- _Written instruction_
Below this line is a set of entries; quote exactly the lines from the line that contains "Rebuild this chart" to the line that contains "const barW = x.bandwidth() * 0.4;", both lines included.

- _Data to use_
==============================

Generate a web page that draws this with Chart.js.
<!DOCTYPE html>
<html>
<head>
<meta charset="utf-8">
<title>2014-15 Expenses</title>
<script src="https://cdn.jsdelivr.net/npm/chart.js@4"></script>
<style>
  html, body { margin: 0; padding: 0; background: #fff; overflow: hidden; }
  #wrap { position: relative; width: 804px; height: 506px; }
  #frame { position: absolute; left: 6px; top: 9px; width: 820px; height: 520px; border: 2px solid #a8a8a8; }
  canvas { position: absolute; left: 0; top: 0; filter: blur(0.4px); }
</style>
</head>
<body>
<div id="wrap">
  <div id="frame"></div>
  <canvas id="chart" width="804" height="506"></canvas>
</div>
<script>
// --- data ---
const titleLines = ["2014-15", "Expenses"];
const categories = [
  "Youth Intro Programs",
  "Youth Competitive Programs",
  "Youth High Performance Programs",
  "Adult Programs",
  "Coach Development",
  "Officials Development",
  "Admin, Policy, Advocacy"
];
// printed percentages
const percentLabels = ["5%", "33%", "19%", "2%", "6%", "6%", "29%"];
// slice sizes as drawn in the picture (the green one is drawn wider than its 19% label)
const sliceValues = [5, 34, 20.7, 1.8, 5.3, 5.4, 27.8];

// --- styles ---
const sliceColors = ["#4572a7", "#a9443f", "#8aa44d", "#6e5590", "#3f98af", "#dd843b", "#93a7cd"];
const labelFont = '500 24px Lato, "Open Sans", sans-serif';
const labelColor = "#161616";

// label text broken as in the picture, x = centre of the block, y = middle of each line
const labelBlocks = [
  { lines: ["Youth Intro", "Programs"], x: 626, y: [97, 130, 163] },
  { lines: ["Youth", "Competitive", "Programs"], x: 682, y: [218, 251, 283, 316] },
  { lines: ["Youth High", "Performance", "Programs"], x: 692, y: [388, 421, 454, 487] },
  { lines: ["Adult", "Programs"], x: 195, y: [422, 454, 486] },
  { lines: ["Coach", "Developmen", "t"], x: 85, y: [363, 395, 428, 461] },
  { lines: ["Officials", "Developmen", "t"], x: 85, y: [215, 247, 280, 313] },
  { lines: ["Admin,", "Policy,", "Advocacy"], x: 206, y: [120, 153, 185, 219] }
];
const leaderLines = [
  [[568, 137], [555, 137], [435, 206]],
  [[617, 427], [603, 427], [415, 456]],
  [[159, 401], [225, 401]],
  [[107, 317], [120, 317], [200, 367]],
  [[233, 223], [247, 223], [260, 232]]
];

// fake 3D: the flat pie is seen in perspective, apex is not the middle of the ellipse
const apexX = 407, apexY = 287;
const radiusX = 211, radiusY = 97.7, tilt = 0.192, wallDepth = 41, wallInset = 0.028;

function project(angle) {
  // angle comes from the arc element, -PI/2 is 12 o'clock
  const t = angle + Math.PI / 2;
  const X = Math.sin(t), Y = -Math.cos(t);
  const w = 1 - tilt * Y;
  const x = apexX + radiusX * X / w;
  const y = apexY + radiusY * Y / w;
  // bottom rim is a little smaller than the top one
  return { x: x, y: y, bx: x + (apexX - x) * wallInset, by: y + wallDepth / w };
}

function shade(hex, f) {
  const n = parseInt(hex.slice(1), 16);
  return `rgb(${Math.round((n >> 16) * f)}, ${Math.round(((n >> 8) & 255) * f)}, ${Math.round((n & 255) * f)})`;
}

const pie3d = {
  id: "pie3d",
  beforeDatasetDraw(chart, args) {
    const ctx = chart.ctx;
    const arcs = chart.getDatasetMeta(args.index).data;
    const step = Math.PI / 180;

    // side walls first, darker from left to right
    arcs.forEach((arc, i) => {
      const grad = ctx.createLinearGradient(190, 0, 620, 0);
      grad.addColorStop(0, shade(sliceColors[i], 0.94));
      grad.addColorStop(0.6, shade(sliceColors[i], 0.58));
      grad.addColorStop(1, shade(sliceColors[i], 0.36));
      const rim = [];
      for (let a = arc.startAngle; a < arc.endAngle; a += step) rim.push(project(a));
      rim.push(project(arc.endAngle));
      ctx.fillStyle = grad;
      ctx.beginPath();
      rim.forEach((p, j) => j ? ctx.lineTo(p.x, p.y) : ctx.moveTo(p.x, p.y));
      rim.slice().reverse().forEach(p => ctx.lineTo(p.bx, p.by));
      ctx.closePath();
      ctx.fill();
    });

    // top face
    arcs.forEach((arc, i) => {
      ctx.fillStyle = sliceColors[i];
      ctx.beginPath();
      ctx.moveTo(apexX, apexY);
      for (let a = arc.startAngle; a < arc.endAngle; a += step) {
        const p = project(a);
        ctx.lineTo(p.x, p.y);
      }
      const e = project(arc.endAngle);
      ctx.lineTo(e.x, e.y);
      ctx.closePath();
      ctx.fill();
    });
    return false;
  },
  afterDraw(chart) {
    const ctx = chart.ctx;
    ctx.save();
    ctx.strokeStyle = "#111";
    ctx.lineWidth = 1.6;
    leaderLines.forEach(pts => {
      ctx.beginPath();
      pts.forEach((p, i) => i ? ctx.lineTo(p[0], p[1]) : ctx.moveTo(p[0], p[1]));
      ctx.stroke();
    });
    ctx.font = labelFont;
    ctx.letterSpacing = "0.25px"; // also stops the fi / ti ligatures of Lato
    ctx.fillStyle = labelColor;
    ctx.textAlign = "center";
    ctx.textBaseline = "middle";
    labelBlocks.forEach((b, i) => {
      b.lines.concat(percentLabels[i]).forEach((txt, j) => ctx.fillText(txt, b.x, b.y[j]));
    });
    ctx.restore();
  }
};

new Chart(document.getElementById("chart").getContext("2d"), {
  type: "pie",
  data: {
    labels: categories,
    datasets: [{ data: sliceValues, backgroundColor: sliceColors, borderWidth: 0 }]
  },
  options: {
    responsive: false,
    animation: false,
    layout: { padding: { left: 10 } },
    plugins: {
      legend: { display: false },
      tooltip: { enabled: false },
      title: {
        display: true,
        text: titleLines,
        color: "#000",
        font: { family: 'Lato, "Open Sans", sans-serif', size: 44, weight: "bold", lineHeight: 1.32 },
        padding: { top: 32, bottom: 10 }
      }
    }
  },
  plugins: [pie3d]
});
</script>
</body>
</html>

==============================

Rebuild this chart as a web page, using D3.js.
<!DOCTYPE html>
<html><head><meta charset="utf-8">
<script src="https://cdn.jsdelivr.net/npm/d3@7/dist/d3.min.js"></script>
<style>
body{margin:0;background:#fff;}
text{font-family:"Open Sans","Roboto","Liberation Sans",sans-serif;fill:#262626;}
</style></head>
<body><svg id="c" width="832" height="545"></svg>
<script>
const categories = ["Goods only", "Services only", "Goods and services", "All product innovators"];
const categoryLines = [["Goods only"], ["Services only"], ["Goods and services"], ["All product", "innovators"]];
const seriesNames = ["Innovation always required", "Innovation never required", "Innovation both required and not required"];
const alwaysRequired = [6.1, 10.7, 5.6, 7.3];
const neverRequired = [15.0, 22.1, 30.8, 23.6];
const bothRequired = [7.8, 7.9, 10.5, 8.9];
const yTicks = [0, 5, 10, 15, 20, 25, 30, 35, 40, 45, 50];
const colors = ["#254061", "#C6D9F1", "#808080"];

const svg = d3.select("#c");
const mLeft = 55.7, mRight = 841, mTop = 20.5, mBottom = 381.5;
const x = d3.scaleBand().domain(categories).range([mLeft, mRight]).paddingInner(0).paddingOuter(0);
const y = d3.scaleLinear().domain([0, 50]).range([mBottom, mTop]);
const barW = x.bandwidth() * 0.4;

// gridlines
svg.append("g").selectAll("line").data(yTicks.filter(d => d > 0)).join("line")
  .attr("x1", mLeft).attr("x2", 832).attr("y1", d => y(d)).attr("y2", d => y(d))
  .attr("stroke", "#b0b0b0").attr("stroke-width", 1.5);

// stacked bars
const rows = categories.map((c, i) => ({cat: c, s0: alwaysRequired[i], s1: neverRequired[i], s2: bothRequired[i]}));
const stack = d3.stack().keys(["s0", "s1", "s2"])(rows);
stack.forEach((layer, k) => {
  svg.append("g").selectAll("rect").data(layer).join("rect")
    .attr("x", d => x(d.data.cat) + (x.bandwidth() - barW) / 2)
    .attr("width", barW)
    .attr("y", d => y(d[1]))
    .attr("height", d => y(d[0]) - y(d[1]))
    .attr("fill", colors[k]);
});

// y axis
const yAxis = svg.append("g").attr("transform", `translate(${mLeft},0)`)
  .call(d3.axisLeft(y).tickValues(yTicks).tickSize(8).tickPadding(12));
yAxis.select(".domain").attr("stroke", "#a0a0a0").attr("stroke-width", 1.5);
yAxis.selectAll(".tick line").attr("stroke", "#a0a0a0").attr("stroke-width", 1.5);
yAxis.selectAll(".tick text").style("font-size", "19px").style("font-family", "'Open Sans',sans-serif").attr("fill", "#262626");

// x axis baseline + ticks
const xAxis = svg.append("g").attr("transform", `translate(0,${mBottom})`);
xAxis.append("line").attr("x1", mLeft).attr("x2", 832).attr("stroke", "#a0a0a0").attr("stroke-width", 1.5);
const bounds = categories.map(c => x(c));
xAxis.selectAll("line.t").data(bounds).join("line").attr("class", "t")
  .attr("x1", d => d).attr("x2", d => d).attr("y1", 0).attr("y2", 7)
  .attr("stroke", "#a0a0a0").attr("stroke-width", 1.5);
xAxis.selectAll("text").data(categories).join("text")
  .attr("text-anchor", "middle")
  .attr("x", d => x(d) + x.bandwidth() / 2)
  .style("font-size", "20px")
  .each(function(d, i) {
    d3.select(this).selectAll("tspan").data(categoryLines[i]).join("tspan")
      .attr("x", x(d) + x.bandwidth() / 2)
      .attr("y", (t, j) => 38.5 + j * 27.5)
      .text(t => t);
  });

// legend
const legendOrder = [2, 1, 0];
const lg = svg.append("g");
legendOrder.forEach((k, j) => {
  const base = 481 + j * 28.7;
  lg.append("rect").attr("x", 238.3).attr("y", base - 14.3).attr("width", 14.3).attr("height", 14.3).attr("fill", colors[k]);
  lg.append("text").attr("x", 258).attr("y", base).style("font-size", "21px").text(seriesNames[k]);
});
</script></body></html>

==============================

- _Result of the task_
Rebuild this chart as a web page, using D3.js.
<!DOCTYPE html>
<html><head><meta charset="utf-8">
<script src="https://cdn.jsdelivr.net/npm/d3@7/dist/d3.min.js"></script>
<style>
body{margin:0;background:#fff;}
text{font-family:"Open Sans","Roboto","Liberation Sans",sans-serif;fill:#262626;}
</style></head>
<body><svg id="c" width="832" height="545"></svg>
<script>
const categories = ["Goods only", "Services only", "Goods and services", "All product innovators"];
const categoryLines = [["Goods only"], ["Services only"], ["Goods and services"], ["All product", "innovators"]];
const seriesNames = ["Innovation always required", "Innovation never required", "Innovation both required and not required"];
const alwaysRequired = [6.1, 10.7, 5.6, 7.3];
const neverRequired = [15.0, 22.1, 30.8, 23.6];
const bothRequired = [7.8, 7.9, 10.5, 8.9];
const yTicks = [0, 5, 10, 15, 20, 25, 30, 35, 40, 45, 50];
const colors = ["#254061", "#C6D9F1", "#808080"];

const svg = d3.select("#c");
const mLeft = 55.7, mRight = 841, mTop = 20.5, mBottom = 381.5;
const x = d3.scaleBand().domain(categories).range([mLeft, mRight]).paddingInner(0).paddingOuter(0);
const y = d3.scaleLinear().domain([0, 50]).range([mBottom, mTop]);
const barW = x.bandwidth() * 0.4;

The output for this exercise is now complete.